Rappelons qu’après la fin de son indexation sur l’inflation en 1982, puis son décrochage par rapport à l’inflation au moment du passage à l’euro au début des années 2000, le point d’indice a pour finir été gelé à partir de 2010. Depuis, il n’a été dégelé que ponctuellement à quatre reprises, et son augmentation est restée bien en deçà de celle de l’inflation, notamment ces dernières années, tandis que le SMIC continuait à y être indexé.
Les quelques mesures de revalorisation des enseignants, toutes « historiques » qu’elles aient été selon la communication ministérielle, n’ont évidemment pas compensé la perte de pouvoir d’achat induite par la hausse insuffisante du point d’indice au regard de l’inflation. Rappelons d’ailleurs que ces mesures ont été appliquées sans distinction entre les différents corps, ce qui a mécaniquement provoqué une dégradation plus nette pour les professeurs agrégés.
Voici quelques preuves en graphiques sur plus de quarante ans. La comparaison avec le SMIC, qui a suivi l’inflation, permet de constater la perte de pouvoir d’achat.
Tout d’abord, intéressons-nous aux agrégés en début de carrière.
Si l’application du PPCR avait augmenté leur pouvoir d’achat de 1,2 smic à presque 1,4 smic, 7 ans après, cette augmentation a été divisée par plus de deux. À ce rythme, nous pouvons estimer que les professeurs agrégés commenceront leur carrière au SMIC dans les années 2030.
Quant aux professeurs agrégés parvenus au dernier échelon de la classe normale, leur pouvoir d’achat est actuellement le même que celui d’un professeur agrégé débutant à l’échelon 2 dans les années 80. Et ils devraient eux aussi être rémunérés au niveau du SMIC au début des années 2050 si aucune mesure n’est prise.
Quant à la mise en œuvre du nouveau grade de la classe exceptionnelle, sept années ont suffi à annuler ses effets.

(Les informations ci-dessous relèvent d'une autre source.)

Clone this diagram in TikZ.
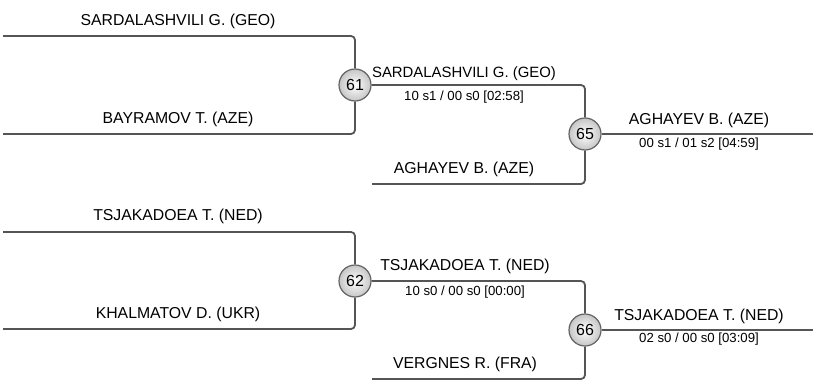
\documentclass[tikz,border=0pt]{standalone}
\usepackage{fontspec}
\setmainfont{Liberation Sans}
\definecolor{BracketGray}{RGB}{85,85,85}
\definecolor{BoutEdge}{RGB}{100,100,100}
\usetikzlibrary{positioning}

\begin{document}
\begin{tikzpicture}[x=1pt, y=-1pt,
  bracket/.style={draw=BracketGray, line width=1.8pt, rounded corners=4pt},
  bout/.style={circle, draw=BoutEdge, line width=1.2pt, minimum size=32pt, inner sep=0pt,
    inner color=white, outer color=gray!45, font=\fontsize{16}{16}\selectfont},
  athlete/.style={anchor=base, inner sep=0pt, font=\fontsize{15.8}{16}\selectfont},
  score/.style={anchor=base, inner sep=0pt, font=\fontsize{13.2}{13}\selectfont}
]
    \useasboundingbox (0,0) rectangle (813,383);

    % first half
    \node[bout] (m61) at (355,85) {61};
    \node[bout] (m65) at (585,134) {65};
    \coordinate (s1) at (3,36);
    \coordinate (s2) at (3,134);
    \coordinate (s3) at (372,184);
    \coordinate (f65) at (813,134);

    \draw[bracket] (s1) -| (m61);
    \draw[bracket] (s2) -| (m61);
    \draw[bracket] (m61) -| (m65);
    \draw[bracket] (s3) -| (m65);
    \draw[bracket] (m65) -- (f65);

    \node[athlete] (a1) at (178,25.5) {SARDALASHVILI G. (GEO)};
    \node[athlete] (a2) at (178,123.5) {BAYRAMOV T. (AZE)};
    \node[athlete, font=\fontsize{14.9}{15}\selectfont] (w61) at (464,77) {SARDALASHVILI G. (GEO)};
    \node[score] (r61) at (464,100) {10 s1 / 00 s0 [02:58]};
    \node[athlete] (a3) at (464,173.5) {AGHAYEV B. (AZE)};
    \node[athlete] (w65) at (699,124.5) {AGHAYEV B. (AZE)};
    \node[score] (r65) at (699,147) {00 s1 / 01 s2 [04:59]};

    % second half
    \node[bout] (m62) at (355,281) {62};
    \node[bout] (m66) at (585,330) {66};
    \coordinate (s4) at (3,232);
    \coordinate (s5) at (3,329);
    \coordinate (s6) at (372,379);
    \coordinate (f66) at (813,330);

    \draw[bracket] (s4) -| (m62);
    \draw[bracket] (s5) -| (m62);
    \draw[bracket] (m62) -| (m66);
    \draw[bracket] (s6) -| (m66);
    \draw[bracket] (m66) -- (f66);

    \node[athlete] (a4) at (178,220.5) {TSJAKADOEA T. (NED)};
    \node[athlete] (a5) at (178,318.5) {KHALMATOV D. (UKR)};
    \node[athlete] (w62) at (465,270.5) {TSJAKADOEA T. (NED)};
    \node[score] (r62) at (465,295) {10 s0 / 00 s0 [00:00]};
    \node[athlete] (a6) at (465,368.5) {VERGNES R. (FRA)};
    \node[athlete] (w66) at (699,320) {TSJAKADOEA T. (NED)};
    \node[score] (r66) at (699,342) {02 s0 / 00 s0 [03:09]};
\end{tikzpicture}
\end{document}
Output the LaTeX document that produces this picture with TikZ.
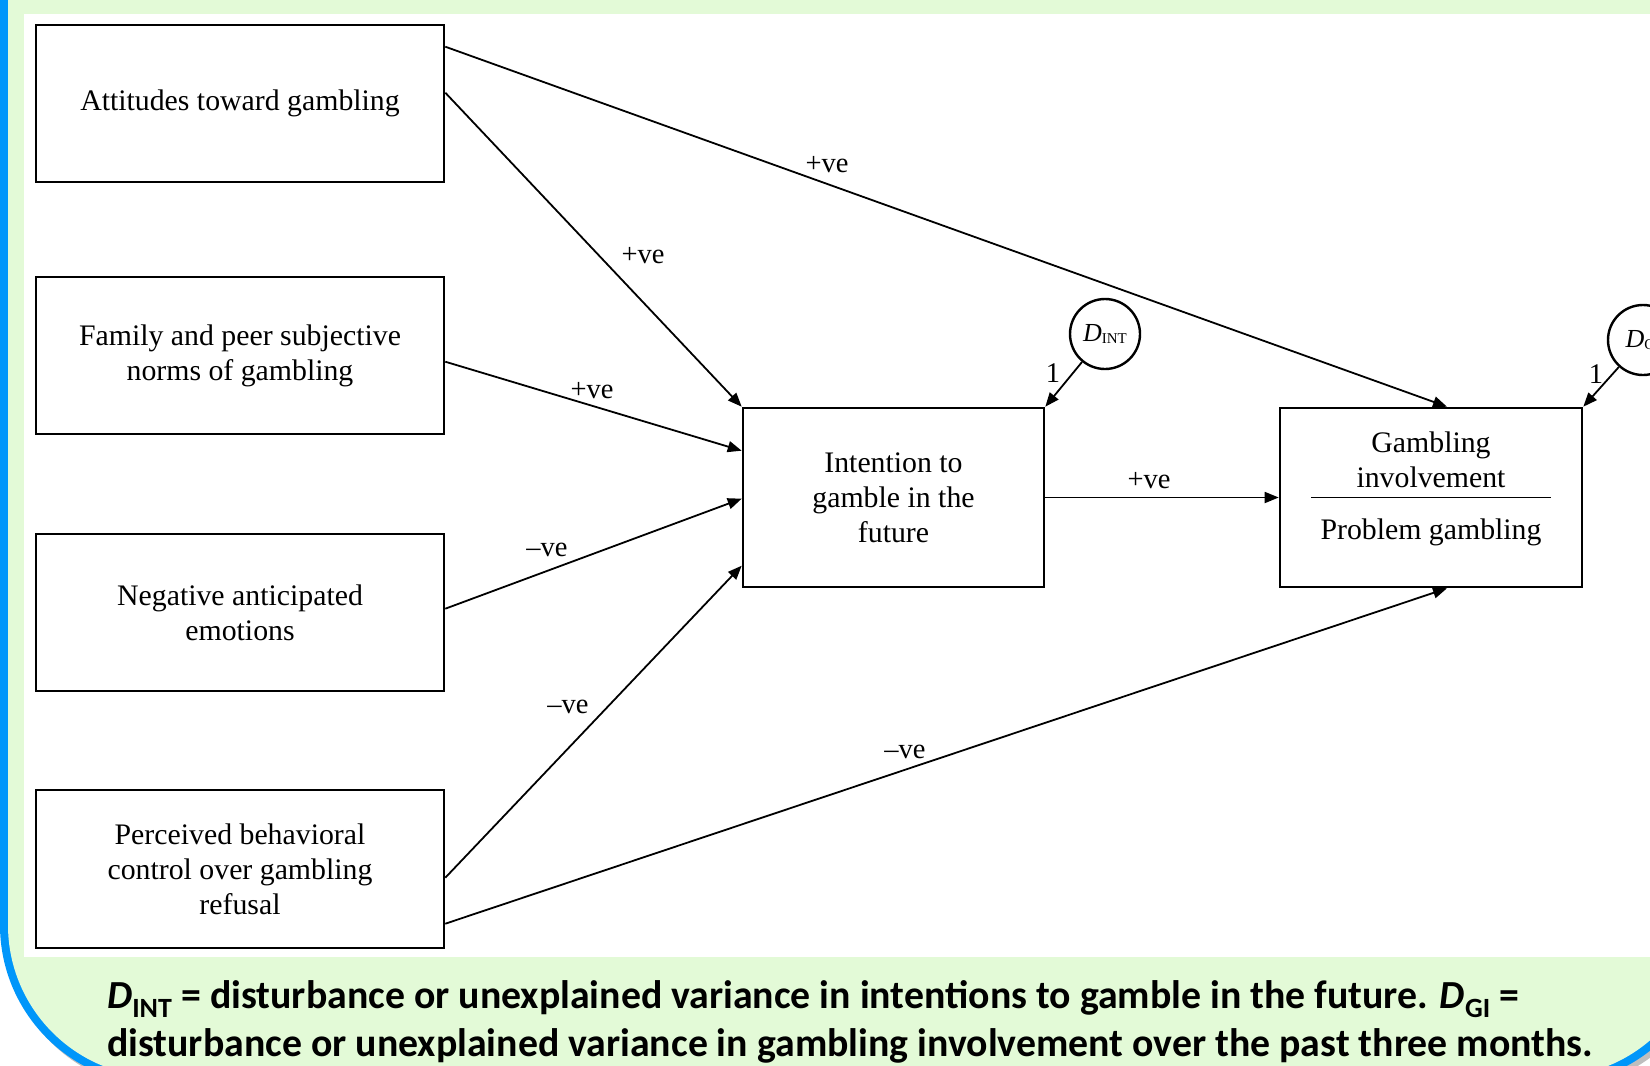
\documentclass[tikz,border=0pt]{standalone}
\usepackage{fontspec}
\setmainfont{Liberation Serif}
\newfontfamily\capfont{Carlito}
\usetikzlibrary{arrows.meta,calc}
\definecolor{bblue}{RGB}{0,150,250}
\definecolor{pgreen}{RGB}{227,250,215}
\definecolor{shadowgray}{RGB}{190,190,190}
\newcommand\bxfont{\fontsize{29.8}{35}\selectfont}
\newcommand\lbfont{\fontsize{28.5}{30}\selectfont}
\newcommand\dlabel[1]{{\fontsize{26}{26}\selectfont\itshape D}{\fontsize{15}{15}\selectfont\raisebox{-2pt}{#1}}}
\begin{document}
\begin{tikzpicture}[x=1pt,y=-1pt,
  box/.style={draw=black, line width=2.6pt, minimum width=408pt, minimum height=157pt, align=center, inner sep=0pt, font=\bxfont},
  conn/.style={line width=1.8pt, -{Triangle[length=14pt,width=11pt]}},
  lab/.style={font=\lbfont, inner sep=0pt},
  dist/.style={circle, draw=black, line width=2.4pt, minimum size=70pt, inner sep=0pt}]
\useasboundingbox (0,0) rectangle (1650,1066);
\clip (0,0) rectangle (1650,1066);
% background frame
\fill[white] (0,0) rectangle (1650,1066);
\fill[shadowgray, rounded corners=160pt] (4,-300) rectangle (1715,1089);
\fill[bblue, rounded corners=160pt] (0,-300) rectangle (1711,1085);
\fill[pgreen, rounded corners=152pt] (8,-300) rectangle (1703,1077);
\fill[white] (24,14) rectangle (1650,957);
% boxes
\node[box] (att) at (240,103.5) {Attitudes toward gambling};
\node[box] (fam) at (240,355.5) {Family and peer subjective\\norms of gambling};
\node[box] (neg) at (240,612.5) {Negative anticipated\\emotions};
\node[box, minimum height=158pt] (pbc) at (240,869) {Perceived behavioral\\control over gambling\\refusal};
\node[box, minimum width=301pt, minimum height=179pt] (int) at (893.5,497.5) {Intention to\\gamble in the\\future};
\node[box, minimum width=302pt, minimum height=179pt] (gi) at (1431,497.5) {};
\node[font=\bxfont, align=center, inner sep=0pt] (gitop) at (1431,460) {Gambling\\involvement};
\node[font=\bxfont, inner sep=0pt] (gibot) at (1431,532) {Problem gambling};
\draw[line width=1.6pt] ($(gi.center)+(-120,0)$) -- ($(gi.center)+(120,0)$);
% disturbances
\node[dist] (dint) at (1105,334) {\dlabel{INT}};
\node[dist] (dgi) at (1643,340) {\dlabel{GI}};
% connectors
\draw[conn] ($(att.north east)+(0,23)$) -- ($(gi.north)+(16,0)$);
\draw[conn] ($(att.north east)+(0,69)$) -- (int.north west);
\draw[conn] ($(fam.north east)+(0,86)$) -- ($(int.north west)+(0,44)$);
\draw[conn] ($(neg.north east)+(0,76)$) -- ($(int.north west)+(0,92)$);
\draw[conn] ($(pbc.north east)+(0,89)$) -- ($(int.north west)+(0,159)$);
\draw[conn] ($(pbc.north east)+(0,135)$) -- ($(gi.south)+(16,0)$);
\draw[conn] (int.east) -- (gi.west);
\draw[conn] (dint) -- (int.north east);
\draw[conn] (dgi) -- (gi.north east);
% labels
\node[lab] (l1) at (827,165) {+ve};
\node[lab] (l2) at (643,256) {+ve};
\node[lab] (l3) at (592,391) {+ve};
\node[lab] (l4) at (547,550) {–ve};
\node[lab] (l5) at (568,707) {–ve};
\node[lab] (l6) at (905,752) {–ve};
\node[lab] (l7) at (1149,481) {+ve};
\node[lab] (one1) at (1053,373) {1};
\node[lab] (one2) at (1596,374) {1};
% caption
\node[anchor=base west, inner sep=0pt, font=\capfont\bfseries\fontsize{39.8}{44}\selectfont] (cap1) at (107,1008) {\textit{D}\textsubscript{INT} = disturbance or unexplained variance in intentions to gamble in the future. \textit{D}\textsubscript{GI} =};
\node[anchor=base west, inner sep=0pt, font=\capfont\bfseries\fontsize{39.8}{44}\selectfont] (cap2) at (107,1056) {disturbance or unexplained variance in gambling involvement over the past three months.};
\end{tikzpicture}
\end{document}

En fin de compte, voici l’évolution des traitements bruts maximum et minimum des professeurs agrégés par rapport au SMIC depuis 1972 : tout en se rapprochant fortement du SMIC, les carrières ont également fortement perdu en amplitude.
Ce déclassement progressif aboutit peu à peu au rapprochement des carrières des professeurs agrégés par rapport aux autres enseignants titulaires, eux-mêmes fort mal rémunérés, et, à bas bruit, au corps unique souhaité par nos décideurs.
Seul l’accès des professeurs agrégés à la hors échelle HeBbis permettrait de maintenir la spécificité du corps des agrégés et l’intérêt d’y accéder. Actuellement, l’année d’étude supplémentaire réalisée par beaucoup d’agrégés conduit à des pensions similaires.
La suppression pure et simple du corps des agrégés pourrait alors devenir la dernière étape, « logique » et « naturelle », du processus engagé depuis bientôt cinquante ans. Gageons que l’attractivité du métier d’enseignant ne s’en trouvera pas améliorée, et que nos gouvernements successifs continueront à s’interroger sur les mystères d’une crise du recrutement aux motifs pourtant transparents.